┌────────
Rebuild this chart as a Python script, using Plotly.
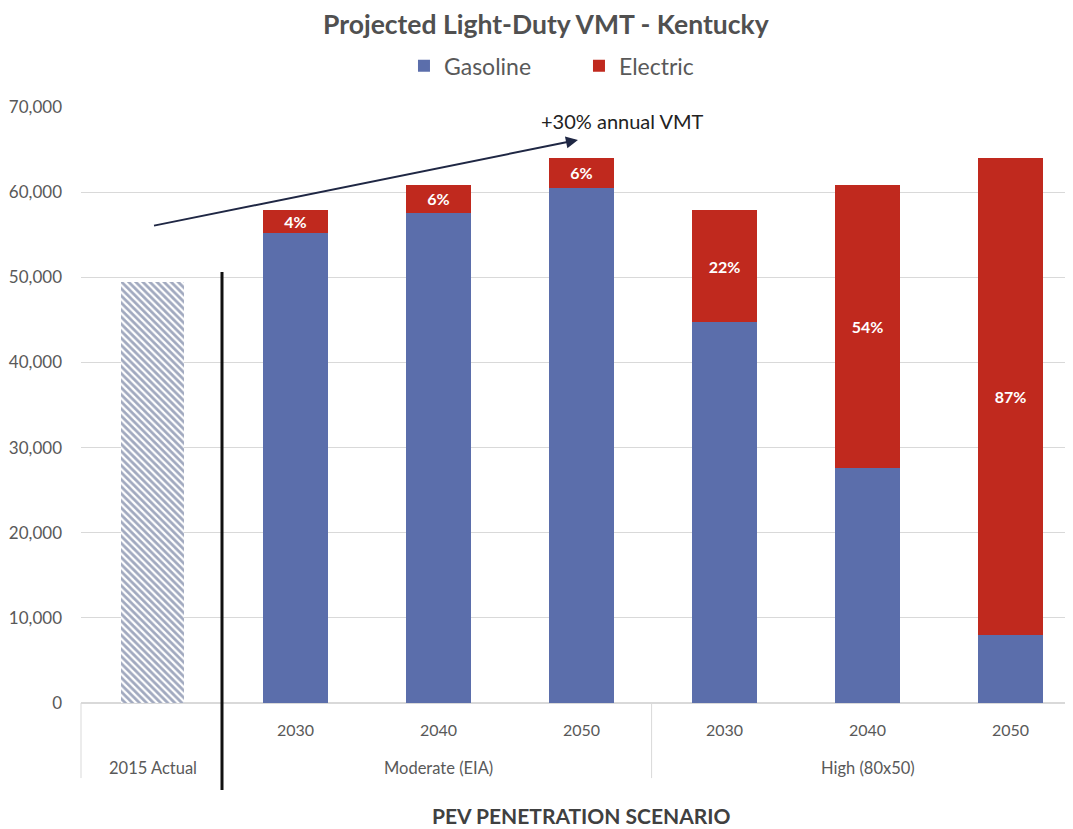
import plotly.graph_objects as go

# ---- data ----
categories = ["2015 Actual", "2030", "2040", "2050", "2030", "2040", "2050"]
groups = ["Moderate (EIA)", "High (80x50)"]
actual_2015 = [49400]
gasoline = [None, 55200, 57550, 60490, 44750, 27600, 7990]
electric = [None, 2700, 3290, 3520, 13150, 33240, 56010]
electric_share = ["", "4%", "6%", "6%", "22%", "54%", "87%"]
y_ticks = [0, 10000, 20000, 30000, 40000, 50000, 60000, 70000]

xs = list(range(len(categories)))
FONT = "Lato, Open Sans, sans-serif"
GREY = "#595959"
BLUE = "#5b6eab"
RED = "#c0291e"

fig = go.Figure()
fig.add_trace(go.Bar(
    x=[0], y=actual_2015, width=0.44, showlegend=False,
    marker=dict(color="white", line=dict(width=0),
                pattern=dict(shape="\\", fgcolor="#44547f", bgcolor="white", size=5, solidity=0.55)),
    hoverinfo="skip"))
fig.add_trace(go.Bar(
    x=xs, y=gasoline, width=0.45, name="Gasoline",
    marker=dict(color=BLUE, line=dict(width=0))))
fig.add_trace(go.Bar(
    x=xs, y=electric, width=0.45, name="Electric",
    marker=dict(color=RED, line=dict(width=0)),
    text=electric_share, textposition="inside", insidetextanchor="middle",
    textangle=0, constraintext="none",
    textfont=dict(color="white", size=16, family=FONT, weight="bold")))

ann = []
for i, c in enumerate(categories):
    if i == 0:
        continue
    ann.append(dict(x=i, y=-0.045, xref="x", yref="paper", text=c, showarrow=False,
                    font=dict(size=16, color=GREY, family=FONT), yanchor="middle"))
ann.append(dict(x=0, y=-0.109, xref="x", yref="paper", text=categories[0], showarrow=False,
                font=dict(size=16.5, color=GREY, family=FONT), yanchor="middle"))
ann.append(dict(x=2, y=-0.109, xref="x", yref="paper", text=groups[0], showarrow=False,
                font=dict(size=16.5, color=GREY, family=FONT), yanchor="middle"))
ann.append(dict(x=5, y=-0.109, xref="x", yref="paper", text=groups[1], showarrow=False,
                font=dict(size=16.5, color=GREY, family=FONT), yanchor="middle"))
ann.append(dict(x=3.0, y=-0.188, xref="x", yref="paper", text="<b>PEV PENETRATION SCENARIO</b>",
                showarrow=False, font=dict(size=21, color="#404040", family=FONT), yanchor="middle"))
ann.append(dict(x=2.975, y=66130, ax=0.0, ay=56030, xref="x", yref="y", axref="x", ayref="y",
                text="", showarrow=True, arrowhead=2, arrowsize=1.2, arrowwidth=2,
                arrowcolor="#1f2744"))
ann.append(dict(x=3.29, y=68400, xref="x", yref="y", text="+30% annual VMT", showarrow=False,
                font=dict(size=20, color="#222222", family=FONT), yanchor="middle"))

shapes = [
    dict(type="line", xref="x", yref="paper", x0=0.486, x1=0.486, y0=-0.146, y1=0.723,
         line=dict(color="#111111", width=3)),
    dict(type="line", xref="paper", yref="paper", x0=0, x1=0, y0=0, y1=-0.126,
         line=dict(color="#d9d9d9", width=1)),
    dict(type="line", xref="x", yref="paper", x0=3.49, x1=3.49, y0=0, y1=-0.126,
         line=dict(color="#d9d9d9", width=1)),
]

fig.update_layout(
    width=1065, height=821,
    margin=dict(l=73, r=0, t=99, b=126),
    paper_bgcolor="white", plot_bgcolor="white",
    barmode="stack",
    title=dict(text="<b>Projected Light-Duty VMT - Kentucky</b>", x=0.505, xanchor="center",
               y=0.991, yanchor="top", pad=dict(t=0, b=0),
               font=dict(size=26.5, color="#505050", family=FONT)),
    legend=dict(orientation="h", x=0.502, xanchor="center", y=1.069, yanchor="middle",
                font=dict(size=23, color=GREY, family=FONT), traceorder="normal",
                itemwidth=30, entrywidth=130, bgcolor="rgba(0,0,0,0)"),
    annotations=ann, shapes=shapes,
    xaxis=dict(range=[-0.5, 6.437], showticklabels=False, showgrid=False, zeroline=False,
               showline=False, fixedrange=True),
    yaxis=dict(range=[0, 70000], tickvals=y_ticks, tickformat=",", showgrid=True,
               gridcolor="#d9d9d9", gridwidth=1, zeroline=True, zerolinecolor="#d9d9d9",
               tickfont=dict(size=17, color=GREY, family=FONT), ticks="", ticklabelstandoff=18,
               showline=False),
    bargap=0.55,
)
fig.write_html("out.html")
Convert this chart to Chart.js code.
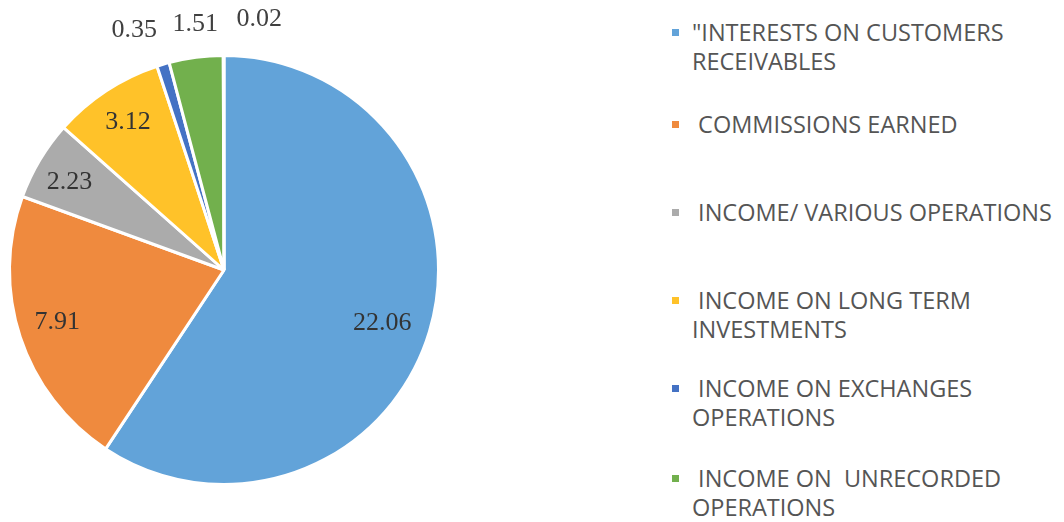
└────────
## STATED PROBLEM
Reproduce each line exactly, please, except for any pictures.

## ANSWER TO THIS EXERCISE
Rebuild this chart as a Python script, using Plotly.
import plotly.graph_objects as go

# ---- data ----
categories = ["2015 Actual", "2030", "2040", "2050", "2030", "2040", "2050"]
groups = ["Moderate (EIA)", "High (80x50)"]
actual_2015 = [49400]
gasoline = [None, 55200, 57550, 60490, 44750, 27600, 7990]
electric = [None, 2700, 3290, 3520, 13150, 33240, 56010]
electric_share = ["", "4%", "6%", "6%", "22%", "54%", "87%"]
y_ticks = [0, 10000, 20000, 30000, 40000, 50000, 60000, 70000]

xs = list(range(len(categories)))
FONT = "Lato, Open Sans, sans-serif"
GREY = "#595959"
BLUE = "#5b6eab"
RED = "#c0291e"

fig = go.Figure()
fig.add_trace(go.Bar(
    x=[0], y=actual_2015, width=0.44, showlegend=False,
    marker=dict(color="white", line=dict(width=0),
                pattern=dict(shape="\\", fgcolor="#44547f", bgcolor="white", size=5, solidity=0.55)),
    hoverinfo="skip"))
fig.add_trace(go.Bar(
    x=xs, y=gasoline, width=0.45, name="Gasoline",
    marker=dict(color=BLUE, line=dict(width=0))))
fig.add_trace(go.Bar(
    x=xs, y=electric, width=0.45, name="Electric",
    marker=dict(color=RED, line=dict(width=0)),
    text=electric_share, textposition="inside", insidetextanchor="middle",
    textangle=0, constraintext="none",
    textfont=dict(color="white", size=16, family=FONT, weight="bold")))

ann = []
for i, c in enumerate(categories):
    if i == 0:
        continue
    ann.append(dict(x=i, y=-0.045, xref="x", yref="paper", text=c, showarrow=False,
                    font=dict(size=16, color=GREY, family=FONT), yanchor="middle"))
ann.append(dict(x=0, y=-0.109, xref="x", yref="paper", text=categories[0], showarrow=False,
                font=dict(size=16.5, color=GREY, family=FONT), yanchor="middle"))
ann.append(dict(x=2, y=-0.109, xref="x", yref="paper", text=groups[0], showarrow=False,
                font=dict(size=16.5, color=GREY, family=FONT), yanchor="middle"))
ann.append(dict(x=5, y=-0.109, xref="x", yref="paper", text=groups[1], showarrow=False,
                font=dict(size=16.5, color=GREY, family=FONT), yanchor="middle"))
ann.append(dict(x=3.0, y=-0.188, xref="x", yref="paper", text="<b>PEV PENETRATION SCENARIO</b>",
                showarrow=False, font=dict(size=21, color="#404040", family=FONT), yanchor="middle"))
ann.append(dict(x=2.975, y=66130, ax=0.0, ay=56030, xref="x", yref="y", axref="x", ayref="y",
                text="", showarrow=True, arrowhead=2, arrowsize=1.2, arrowwidth=2,
                arrowcolor="#1f2744"))
ann.append(dict(x=3.29, y=68400, xref="x", yref="y", text="+30% annual VMT", showarrow=False,
                font=dict(size=20, color="#222222", family=FONT), yanchor="middle"))

shapes = [
    dict(type="line", xref="x", yref="paper", x0=0.486, x1=0.486, y0=-0.146, y1=0.723,
         line=dict(color="#111111", width=3)),
    dict(type="line", xref="paper", yref="paper", x0=0, x1=0, y0=0, y1=-0.126,
         line=dict(color="#d9d9d9", width=1)),
    dict(type="line", xref="x", yref="paper", x0=3.49, x1=3.49, y0=0, y1=-0.126,
         line=dict(color="#d9d9d9", width=1)),
]

fig.update_layout(
    width=1065, height=821,
    margin=dict(l=73, r=0, t=99, b=126),
    paper_bgcolor="white", plot_bgcolor="white",
    barmode="stack",
    title=dict(text="<b>Projected Light-Duty VMT - Kentucky</b>", x=0.505, xanchor="center",
               y=0.991, yanchor="top", pad=dict(t=0, b=0),
               font=dict(size=26.5, color="#505050", family=FONT)),
    legend=dict(orientation="h", x=0.502, xanchor="center", y=1.069, yanchor="middle",
                font=dict(size=23, color=GREY, family=FONT), traceorder="normal",
                itemwidth=30, entrywidth=130, bgcolor="rgba(0,0,0,0)"),
    annotations=ann, shapes=shapes,
    xaxis=dict(range=[-0.5, 6.437], showticklabels=False, showgrid=False, zeroline=False,
               showline=False, fixedrange=True),
    yaxis=dict(range=[0, 70000], tickvals=y_ticks, tickformat=",", showgrid=True,
               gridcolor="#d9d9d9", gridwidth=1, zeroline=True, zerolinecolor="#d9d9d9",
               tickfont=dict(size=17, color=GREY, family=FONT), ticks="", ticklabelstandoff=18,
               showline=False),
    bargap=0.55,
)
fig.write_html("out.html")
Convert this chart to Chart.js code.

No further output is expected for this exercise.